Christmas is full of nostalgia. I’m not a universal fan of nostalgia, knowing that a certain amount of it promotes regressive policies and repression. But the Christmas nostalgia seems harmless, as we all think about our childhoods when we weren’t so skeptical. For those of us who had bad Christmases, we can retreat into the Christmas we always wanted to have and make our own holiday. From there comes nostalgia.
Christmas lends itself well to romances. I write a Christmas romance every year at Christmas time. It’s part of my season. The one year I didn’t write one, I missed it terribly.
My Christmas is very secular, I realize, but these are the things I like about Christmas.
I finally have the latest book laid out. Mostly. I hope. It looks a little slow and a little shaky right now, and I think it needs some thinking about. But here’s the latest on it.

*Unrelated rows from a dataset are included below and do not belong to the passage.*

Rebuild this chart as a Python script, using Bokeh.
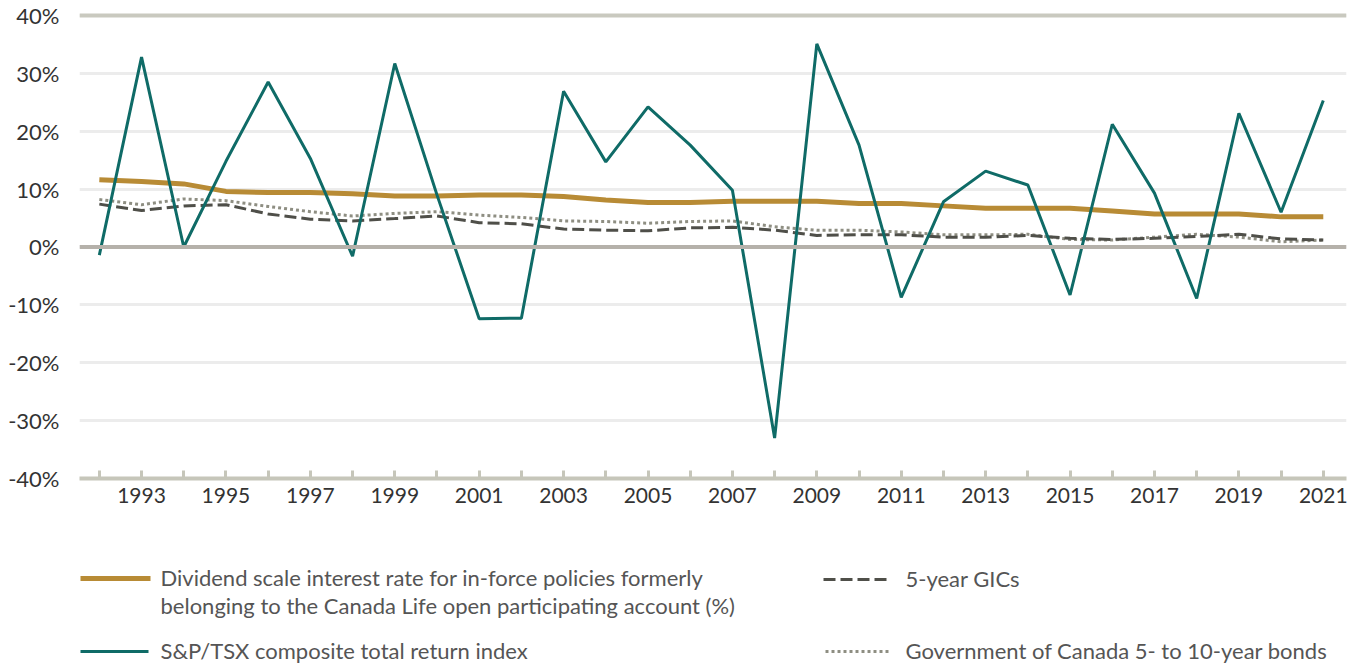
from bokeh.plotting import figure
from bokeh.models import (FixedTicker, PrintfTickFormatter, Range1d, Span, ColumnDataSource)
from bokeh.layouts import column
from bokeh.core.properties import value
from bokeh.embed import file_html
from bokeh.resources import INLINE

years = list(range(1992, 2022))
dividend = [11.6, 11.3, 10.9, 9.6, 9.4, 9.4, 9.2, 8.8, 8.8, 9.0,
            9.0, 8.7, 8.1, 7.7, 7.7, 7.9, 7.9, 7.9, 7.5, 7.5,
            7.1, 6.7, 6.7, 6.7, 6.2, 5.7, 5.7, 5.7, 5.2, 5.2]
tsx = [-1.4, 32.8, 0.0, 14.8, 28.5, 15.3, -1.6, 31.7, 9.0, -12.4,
       -12.3, 26.9, 14.7, 24.2, 17.6, 9.8, -33.0, 35.1, 17.6, -8.7,
       7.8, 13.1, 10.7, -8.3, 21.2, 9.3, -8.9, 23.1, 6.0, 25.3]
gic = [7.4, 6.3, 7.1, 7.3, 5.7, 4.8, 4.5, 4.9, 5.35, 4.2,
       4.0, 3.1, 2.9, 2.8, 3.3, 3.4, 2.9, 2.0, 2.1, 2.1,
       1.7, 1.7, 2.0, 1.5, 1.3, 1.5, 1.8, 2.2, 1.4, 1.2]
bonds = [8.2, 7.3, 8.3, 8.0, 7.0, 6.1, 5.35, 5.8, 6.1, 5.5,
         5.1, 4.5, 4.4, 4.1, 4.4, 4.5, 3.5, 2.9, 2.9, 2.6,
         2.1, 2.1, 2.2, 1.3, 1.2, 1.7, 2.2, 1.7, 0.9, 1.2]
y_ticks = [-40, -30, -20, -10, 0, 10, 20, 30, 40]
label_div = ["Dividend scale interest rate for in-force policies formerly",
             "belonging to the Canada Life open participating account (%)"]
label_tsx = "S&P/TSX composite total return index"
label_gic = "5-year GICs"
label_bonds = "Government of Canada 5- to 10-year bonds"

FONT = "Lato"
GOLD = "#b88b35"
TEAL = "#0f6b67"
DASH = "#4f4f49"
DOT = "#8e8e82"
AXIS = "#c6c6ba"

src = ColumnDataSource(dict(year=years, dividend=dividend, tsx=tsx, gic=gic, bonds=bonds))

p = figure(width=1354, height=538, output_backend="svg", toolbar_location=None,
           x_range=Range1d(1991.53, 2021.55), y_range=Range1d(-40, 41.2),
           min_border_left=79, min_border_right=8, min_border_top=8, min_border_bottom=60)
p.outline_line_color = None
p.background_fill_color = "white"

p.ygrid.ticker = FixedTicker(ticks=y_ticks)
p.ygrid.grid_line_color = "#ececec"
p.ygrid.grid_line_width = 3
p.xgrid.grid_line_color = None

p.add_layout(Span(location=40, dimension="width", line_color="#c9c9bf", line_width=4))
p.add_layout(Span(location=0, dimension="width", line_color="#b5b1aa", line_width=4))

p.yaxis.ticker = FixedTicker(ticks=y_ticks)
p.yaxis.formatter = PrintfTickFormatter(format="%d%%")
p.yaxis.axis_line_color = None
p.yaxis.major_tick_line_color = None
p.yaxis.minor_tick_line_color = None
p.yaxis.major_label_standoff = 14
p.yaxis.major_label_text_font = FONT
p.yaxis.major_label_text_font_size = "22px"
p.yaxis.major_label_text_color = "#333333"

p.xaxis.ticker = FixedTicker(ticks=years)
p.xaxis.major_label_overrides = {y: ("" if y % 2 == 0 else str(y)) for y in years}
p.xaxis.axis_line_color = AXIS
p.xaxis.axis_line_width = 4
p.xaxis.major_tick_line_color = AXIS
p.xaxis.major_tick_line_width = 3
p.xaxis.major_tick_in = 8
p.xaxis.major_tick_out = 0
p.xaxis.minor_tick_line_color = None
p.xaxis.major_label_standoff = 9
p.xaxis.major_label_text_font = FONT
p.xaxis.major_label_text_font_size = "21px"
p.xaxis.major_label_text_color = "#333333"

p.line("year", "bonds", source=src, line_color=DOT, line_width=3, line_dash="3 3")
p.line("year", "gic", source=src, line_color=DASH, line_width=3, line_dash="12 5")
p.line("year", "dividend", source=src, line_color=GOLD, line_width=5)
p.line("year", "tsx", source=src, line_color=TEAL, line_width=3)

# Legend panel: data units equal page pixels (x) and pixels below the chart (y)
lg = figure(width=1354, height=126, output_backend="svg", toolbar_location=None,
            x_range=Range1d(79, 1346), y_range=Range1d(126, 0),
            min_border_left=79, min_border_right=8, min_border_top=0, min_border_bottom=0)
lg.axis.visible = False
lg.grid.visible = False
lg.outline_line_color = None

lg.line([80, 150], [40, 40], line_color=GOLD, line_width=5)
lg.line([80, 148], [113, 113], line_color=TEAL, line_width=3)
lg.line([823, 888], [41, 41], line_color=DASH, line_width=3, line_dash="12 5")
lg.line([825, 888], [113, 113], line_color=DOT, line_width=3, line_dash="3 3")

tfont = dict(text_font=value(FONT), text_font_size=value("22px"), text_color="#555555",
             text_baseline="middle", text_align="left")
lg.text(x=[160, 160], y=[39, 67], text=label_div, **tfont)
lg.text(x=[160], y=[112], text=[label_tsx], **tfont)
lg.text(x=[905], y=[40], text=[label_gic], **tfont)
lg.text(x=[905], y=[112], text=[label_bonds], **tfont)

layout = column(p, lg, spacing=0)
open("out.html", "w").write(file_html(layout, INLINE))
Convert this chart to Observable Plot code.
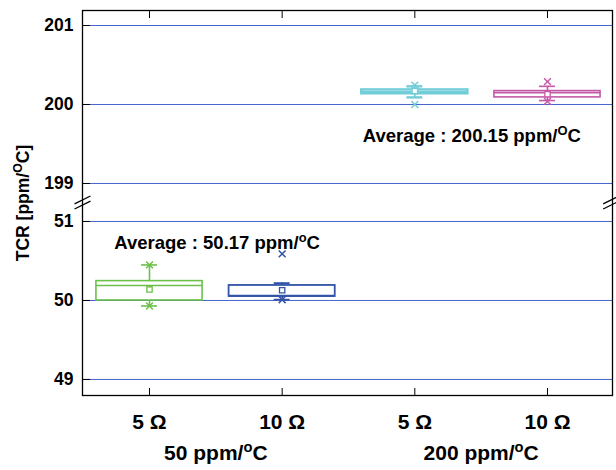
<!DOCTYPE html>
<html><head><meta charset="utf-8">
<script src="https://cdn.jsdelivr.net/npm/d3@7"></script>
<script src="https://cdn.jsdelivr.net/npm/@observablehq/plot@0.6"></script>
<style>body{margin:0;background:#fff;}</style>
</head><body><div id="chart"></div>
<script>
// ---- data ----
const categories = ["5 Ω", "10 Ω", "5 Ω", "10 Ω"];
const groups = ["50 ppm/^{o}C", "200 ppm/^{o}C"];
const colors = ["#6cc04a", "#3453a8", "#72cdd9", "#c45aa8"];
const q1          = [50.00, 50.05, 200.135, 200.09];
const median      = [50.19, 50.06, 200.16, 200.15];
const q3          = [50.245, 50.19, 200.185, 200.17];
const mean        = [50.14, 50.13, 200.17, 200.13];
const whiskerLow  = [49.93, 50.01, 200.09, 200.05];
const whiskerHigh = [50.45, 50.22, 200.23, 200.23];
const minVal      = [49.93, 50.01, 200.00, 200.04];
const maxVal      = [50.45, 50.59, 200.245, 200.29];
const yTicks = [49, 50, 51, 199, 200, 201];
const averageLabels = ["Average : 50.17 ppm/^{o}C", "Average : 200.15 ppm/^{O}C"];

// ---- broken axis transform ----
const GAP = 38 / 79;                // gap between 199 and 51
const SHIFT = 199 - 51 - GAP;       // upper panel offset
const T = v => v > 100 ? v - SHIFT : v;
const INV = v => v > 51 + GAP / 2 ? v + SHIFT : v;
const yBreak = 51 + GAP / 2;

const idx = [0, 1, 2, 3];
const X = i => i + 1;
const hw = 0.4, cw = 0.06;
const xDomain = [0.495, 4.49];
const sw = [1.6, 1.8, 2.4, 1.6];

const rule = (arr, lo, hi) => Plot.ruleY(idx, {y: i => T(arr[i]), x1: i => X(i) - lo, x2: i => X(i) + hi, stroke: i => colors[i], strokeWidth: i => sw[i]});

const plot = Plot.plot({
  width: 616, height: 470,
  marginLeft: 82, marginRight: 4, marginTop: 10, marginBottom: 75,
  x: {domain: xDomain, axis: null},
  y: {domain: [48.797, 53.671], axis: null},
  color: {type: "identity"},
  style: {fontFamily: "'Liberation Sans', Arial, sans-serif", fontWeight: "bold", color: "#000", background: "#fff"},
  marks: [
    Plot.ruleY(yTicks, {y: T, stroke: "#4466cc", strokeWidth: 1}),
    // boxes
    Plot.rect(idx, {x1: i => X(i) - hw, x2: i => X(i) + hw, y1: i => T(q1[i]), y2: i => T(q3[i]), fill: "none", stroke: i => colors[i], strokeWidth: i => sw[i]}),
    rule(median, hw, hw),
    Plot.ruleX(idx, {x: X, y1: i => T(q3[i]), y2: i => T(whiskerHigh[i]), stroke: i => colors[i], strokeWidth: 1.6}),
    Plot.ruleX(idx, {x: X, y1: i => T(q1[i]), y2: i => T(whiskerLow[i]), stroke: i => colors[i], strokeWidth: 1.6}),
    rule(whiskerHigh, cw, cw),
    rule(whiskerLow, cw, cw),
    Plot.dot(idx, {x: X, y: i => T(mean[i]), symbol: "square", r: 3, fill: "white", stroke: i => colors[i], strokeWidth: 1.3}),
    Plot.dot(idx, {x: X, y: i => T(maxVal[i]), symbol: "times", r: 3.2, stroke: i => colors[i], strokeWidth: 1.5}),
    Plot.dot(idx, {x: X, y: i => T(minVal[i]), symbol: "times", r: 3.2, stroke: i => colors[i], strokeWidth: 1.5}),
    // annotations
    Plot.text(averageLabels, {x: (d, i) => [1.51, 3.43][i], y: (d, i) => T([50.73, 199.6][i]), fontSize: 18.5, fontWeight: "bold", fill: "#000"}),
    // frame and axes
    Plot.frame({stroke: "#000", strokeWidth: 1.3}),
    Plot.axisY({ticks: yTicks.map(T), tickSize: -8, tickFormat: () => "", label: null}),
    Plot.axisY({ticks: yTicks.map(T), tickSize: 0, tickPadding: 9, tickFormat: v => String(Math.round(INV(v))), fontSize: 17.5, label: null}),
    Plot.axisX({ticks: [1, 2, 3, 4], anchor: "bottom", tickSize: -7, tickFormat: () => "", label: null}),
    Plot.axisX({ticks: [1, 2, 3, 4], anchor: "top", tickSize: -7, tickFormat: () => "", label: null}),
    Plot.axisX({ticks: [1, 2, 3, 4], anchor: "bottom", tickSize: 0, tickPadding: 19, tickFormat: v => categories[v - 1], fontSize: 21, label: null}),
    Plot.text(groups, {x: (d, i) => 1.5 + 2 * i, frameAnchor: "bottom", dy: 64, fontSize: 21, fill: "#000"}),
    Plot.text(["TCR [ppm/^{O}C]"], {frameAnchor: "left", dx: -59, rotate: -90, textAnchor: "middle", fontSize: 17.5, fill: "#000"}),
    // axis break marks
    Plot.link([-1, 1], {x1: 0.435, x2: 0.555, y1: d => yBreak + d * 0.032 - 0.05, y2: d => yBreak + d * 0.032 + 0.05, stroke: "#000", strokeWidth: 1.3}),
    Plot.link([-1, 1], {x1: 4.42, x2: 4.54, y1: d => yBreak + d * 0.032 - 0.05, y2: d => yBreak + d * 0.032 + 0.05, stroke: "#000", strokeWidth: 1.3})
  ]
});

// superscripts: turn ^{X} into raised tspans
plot.querySelectorAll("text").forEach(t => {
  const targets = t.querySelectorAll("tspan").length ? [...t.querySelectorAll("tspan")] : [t];
  targets.forEach(n => {
    const s = n.textContent;
    if (!s.includes("^{")) return;
    n.textContent = "";
    s.split(/(\^\{[^}]*\})/).forEach(part => {
      if (!part) return;
      const ts = document.createElementNS("http://www.w3.org/2000/svg", "tspan");
      const m = part.match(/^\^\{(.*)\}$/);
      if (m) {
        ts.textContent = m[1];
        ts.setAttribute("font-size", "70%");
        ts.setAttribute("baseline-shift", "super");
      } else {
        ts.textContent = part;
      }
      n.appendChild(ts);
    });
  });
});
document.getElementById("chart").appendChild(plot);
</script>
</body></html>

The book is a comic look at influencers, especially tradwives and their idealized views of homemaking. Rod Lewis, PR worker at a health food conglomerate and his wife, Tisha, an influencer sponsored by the same company, discover Barn Swallows’ Dance, an ecocollective nestled among Illinois farmland. They think it would be an excellent space to film some guest spots. The residents think this would be good PR for the collective’s farm operations, as long as the cameras don’t capture the preternatural residents, the esoteric gifts among humans, or the flying cats.
Rod and Tisha bring in their film crews, the size of which alarm the residents. Tisha and Rod, on the other hand, are alarmed by how messy the farm chores really are. A flying cat is captured on film, dismissed as an optical illusion. The Lewises fall in love with the collective and try to move in there.
Meanwhile, the conglomerate sees the footage Rod and Tisha have filmed, and they charge Rod to approach them with a business proposition: to buy Barn Swallows’ Dance and make them a subsidiary of the conglomerate. This doesn’t go so well with the collective, being seen as a sellout. However, it is not completely without proponents, because the collective is at a financial difficulty that may put them in the red soon.
Barn Swallows’ Dance opts out of the buy-out, which makes the conglomerate turn to threats of regulatory harassment and lawsuits. Meanwhile, Rod and Trish are facing some blowback from the collective, which is trying to drive them out. The collective’s strategy: show them all the things they’ve been hiding from the duo. Make them think they’re crazy.
Tisha and Rod confront the collective to find out the truth about the strange things they have been seeing. They see why Barn Swallows’ Dance does not want to become a corporate extension and ask for membership there, and calling off the conglomerate.
I feel like there are holes in here and that this is a shaky plot. I’m hoping that writing this helps me to see the holes and to fill them.